Of course, the other mendacity du jour is the awarding of “victory” in NFL games to losing teams, thanks to the league’s ass-clown scab referees. These “zebras” would be hard pressed to call a Pop Warner game and get it right, to judge by their perpetually befuddled facial expressions and highly creative interpretations of the rule book, the latter having left former coaches and players apoplectic with disbelief. Their mistakes are then ratified by the NFL, raising them to the level of fraud. You, me and everyone else with a TV set knows damn well that games are being decided not on the field of play but by a bunch of strike breakers I wouldn’t trust to monitor Detention Hall.

The league, you see, thinks this is a matter of chump change between itself and the locked-out referees (who understandably balk at having their pensions dumped into that crap shoot known as a 401k). But that won’t be the case much longer. The league is generous with information that informs point spreads and prop bets. When sports bettors in Las Vegas casinos are out $9 million just on last night’s fiasco and one betting site is refunding wagers (above) because the on-field screw up was so egregious, that’s a lot of action which could dry up overnight. Perhaps sticking it to Vegas is the real endgame of presiding NFL genius Roger Goodell’s brinkmanship. (“That’ll teach you to bet on our sacred sport!”) But, no, Occam’s Razor tells us that the league is just being cheap.

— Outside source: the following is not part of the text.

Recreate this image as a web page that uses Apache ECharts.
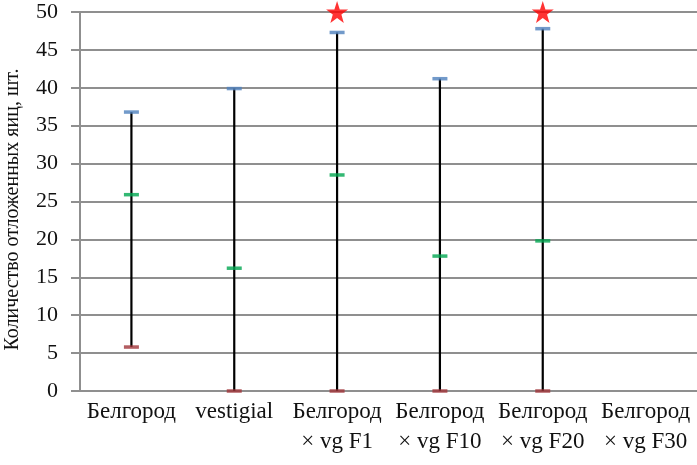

While casinos are laughing all the way to the bank after taking John Q. Customer to the cleaners last night, thanks to the buffoonery of Cirque du Goodell, this is a problem for them, too. (Congratulations to the estimated 15% of Mandalay Bay players who bet on the Seattle Seahawks.) Casino-issued point spreads lose credibility when the “refs” are stacking the deck in favor of the home team. It muddles their ability to “[encourage] balanced betting action” and parlay-card tiebreakers may have to be set in triple digits soon, at the rate we’re going. Were I sports bettor, I’d sit on my billfold and stay away from Vegas until the NFL comes to its senses … if ever.